GORONTALO, KOMPAS.com – Molunggelo adalah kebiasaan turun-temurun masyarakat Gorontalo mengayunkan pertama bagi bayi yang baru lahir.
Tradisi ini tak lepas dari wujud kasih sayang dari keluarga usai tali pusat sang bayi jatuh. Molunggelo juga dikenal dengan sebutan Mopota’e to Lulunggela, atau menaikkan bayi pada buaian.

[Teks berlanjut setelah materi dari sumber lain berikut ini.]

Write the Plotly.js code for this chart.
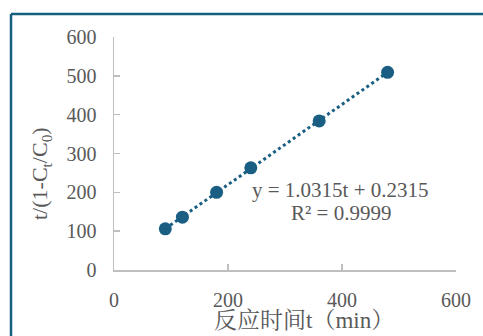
<!DOCTYPE html>
<html>
<head>
<meta charset="utf-8">
<script src="https://cdn.plot.ly/plotly-3.0.1.min.js"></script>
<style>html,body{margin:0;padding:0;background:#fff;}#chart{width:483px;height:336px;}</style>
</head>
<body>
<div id="chart"></div>
<script>
const reactionTime = [90, 120, 180, 240, 360, 480];
const yValues = [106, 136, 200, 263, 384, 509];
const xTicks = [0, 200, 400, 600];
const yTicks = [0, 100, 200, 300, 400, 500, 600];
const equationText = 'y = 1.0315t + 0.2315';
const r2Text = 'R² = 0.9999';
const xTitle = '反应时间t（min）';
const yTitle = 't/(1-C<sub>t</sub>/C<sub>0</sub>)';

// least-squares trendline from the data
const n = reactionTime.length;
const mx = reactionTime.reduce((a, b) => a + b, 0) / n;
const my = yValues.reduce((a, b) => a + b, 0) / n;
let sxy = 0, sxx = 0;
for (let i = 0; i < n; i++) { sxy += (reactionTime[i] - mx) * (yValues[i] - my); sxx += (reactionTime[i] - mx) ** 2; }
const slope = sxy / sxx, icpt = my - slope * mx;
const xMin = Math.min(...reactionTime), xMax = Math.max(...reactionTime);
const trendX = [xMin, xMax];
const trendY = trendX.map(v => slope * v + icpt);

const col = '#1a5f83';
const gray = '#595959';
const serif = 'Liberation Serif, Times New Roman, Noto Serif CJK SC, Noto Sans CJK SC, serif';

const W = 483, H = 336, L = 114, R = 27, T = 37, B = 66;
const pw = W - L - R, ph = H - T - B;
const px = x => (x - L) / pw;
const py = y => (H - B - y) / ph;

const data = [
  { x: trendX, y: trendY, mode: 'lines', line: { color: col, width: 3, dash: 'dot' }, hoverinfo: 'skip', showlegend: false },
  { x: reactionTime, y: yValues, mode: 'markers', marker: { color: col, size: 13 }, showlegend: false, cliponaxis: false }
];

const layout = {
  width: W, height: H,
  margin: { l: L, r: R, t: T, b: B, pad: 0 },
  paper_bgcolor: '#fff', plot_bgcolor: '#fff',
  showlegend: false,
  xaxis: {
    range: [0, 600], tickvals: xTicks, ticktext: xTicks.map(String),
    showgrid: false, zeroline: false, showline: true, linecolor: '#bfbfbf', linewidth: 1.5,
    ticks: 'inside', ticklen: 6, tickcolor: '#bfbfbf', tickwidth: 1.5,
    tickfont: { family: serif, size: 20, color: gray }, ticklabelstandoff: 11,
    fixedrange: true
  },
  yaxis: {
    range: [0, 600], tickvals: yTicks, ticktext: yTicks.map(String),
    showgrid: false, zeroline: false, showline: true, linecolor: '#bfbfbf', linewidth: 1.5,
    ticks: 'inside', ticklen: 6, tickcolor: '#bfbfbf', tickwidth: 1.5,
    tickfont: { family: serif, size: 20, color: gray }, ticklabelstandoff: 12,
    fixedrange: true
  },
  annotations: [
    { xref: 'paper', yref: 'paper', x: px(340), y: py(190), text: equationText, showarrow: false, xanchor: 'center', yanchor: 'middle', font: { family: serif, size: 21, color: gray } },
    { xref: 'paper', yref: 'paper', x: px(341), y: py(213), text: r2Text, showarrow: false, xanchor: 'center', yanchor: 'middle', font: { family: serif, size: 21, color: gray } },
    { xref: 'paper', yref: 'paper', x: px(304), y: py(320), text: xTitle, showarrow: false, xanchor: 'center', yanchor: 'middle', font: { family: serif, size: 23, color: gray } },
    { xref: 'paper', yref: 'paper', x: px(41), y: py(174), text: yTitle, showarrow: false, textangle: -90, xanchor: 'center', yanchor: 'middle', font: { family: serif, size: 22, color: gray } }
  ],
  shapes: [
    { type: 'line', xref: 'paper', yref: 'paper', x0: px(11), x1: px(W + 5), y0: py(14), y1: py(14), line: { color: '#16607f', width: 2.5 } },
    { type: 'line', xref: 'paper', yref: 'paper', x0: px(11), x1: px(11), y0: py(14), y1: py(H + 5), line: { color: '#16607f', width: 2.5 } }
  ]
};

Plotly.newPlot('chart', data, layout, { displayModeBar: false, staticPlot: true });
</script>
</body>
</html>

“Dahulu kala, untuk menjaga bayi agar lebih aman, orangtua memilih ayunan sebagai wadah atau tempat untuk menidurkan anak dan untuk tempat bermain anak. Posisinya yang tak langsung bersentuhan dengan lantai, membuat sang bayi aman dari gangguan hewan seperti serangga, kucing, dan hewan lainnya,” kata Rusli Nusi, Kepala Dinas Pendidikan dan Kebudayaan Provinsi Gorontalo, Rabu (13/9/2023).
Baca juga: Asal-usul Tradisi Rebo Wekasan dan Kisah Kyai Welit dari Wonokromo
Molunggelo tahun ini ditetapkan sebagai warisan budaya takbenda (WBtB) Indonesia, salah satu dari 5 warisan budaya yang berasal dari Provinsi Gorontalo.
Adat ini dianggap sebagai bukti dan pernyataan kasih sayang orangtua dengan perawatan perlindungan fisik dan kesehatan bayi.
Menurut Rusli Nusi, tradisi Molunggelo diperkirakan sudah ada sejak abad 16, yakni saat agama Islam masuk Gorontalo.
Tradisi ini merupakan jenjang peradatan dalam peristiwa kelahiran yang secara turun temurun diberlakukan oleh masyarakat suku Gorontalo sampai saat ini.
“Acara Molunggelo atau Mopota'e to lulunggela adalah kewajiban sang ibu dalam melayani dan merawat sang bayi, dalam hubungannya dengan perlindungan kesehatan fisik anak/ibu dan kepuasan dan ketenangan tidur,” ucap Rusli Nusi.
Rusli Nusi menjelaskan dalam prosesi Molunggelo, terdapat syair dan atribut adat yang digunakan dalam pelaksanaannya. Syair dan atribut adat tersebut memiliki makna dan nilai-nilai tertentu yang dipercaya membawa kebaikan.
Baca juga: Tradisi Walima, Perayaan Maulid Nabi yang Jadi Magnet Wisata di Desa Bongo
Syair ini berupa lafalan doa-doa yang diucapkan oleh hulango atau bidan kampung pada saat pelaksanaan molunggelo. Syair ini akan dilantunkan pada saat bayi akan dimandikan, bayi akan diayunkan ke buaian atau Lulunggela, dan terakhir pada saat hendak menaburkan beras lima warna.
Atribut adat yang digunakan adalah sebuah lulunggela (ayunan) sebagai peralatan utama, juga seperangkat hulanthe yang berisi telur, cengkeh, pala, lemon swanggi, uang koin, dan beras. Selain itu ada ayam 1 pasang, dan seperangkat baki yang berisi polutube (tempat membakar dupa), segelas air dan kemenyan atau alama.
“Semua atribut adat tersebut sering digunakan oleh para orangtua dahulu dalam melaksanakan tradisi molunggelo. Oleh karena itu, untuk menghormati dan mempertahankan Molunggelo, sampai saat ini masyarakat Gorontalo masih mempertahakan Molunggelo anak pertama hingga anak terakhir,” tutur Rusli Nusi.
Ia menyebut beberapa makna dan fungsi Molunggelo atau mopota'e to lulunggela adalah kewajiban, menjaga kesehatan sang bayi.
Di dalam lulunggela, sang bayi bebas bergerak, sehingga pembentukan fisik lebih terarah, jika dibandingkan dengan tidur di gendongan.
Molunggelo juga memiliki manfaat bagi sang ibu untuk menggunakan waktunya membenahi pekerjaan rumah tangga yang lain di saat sang bayi tidur, tidak ada kekhawatiran sang bayi jatuh dari tempat tidur, sebab begitu ia bergerak terayun kembali seolah-olah ditimang-timang.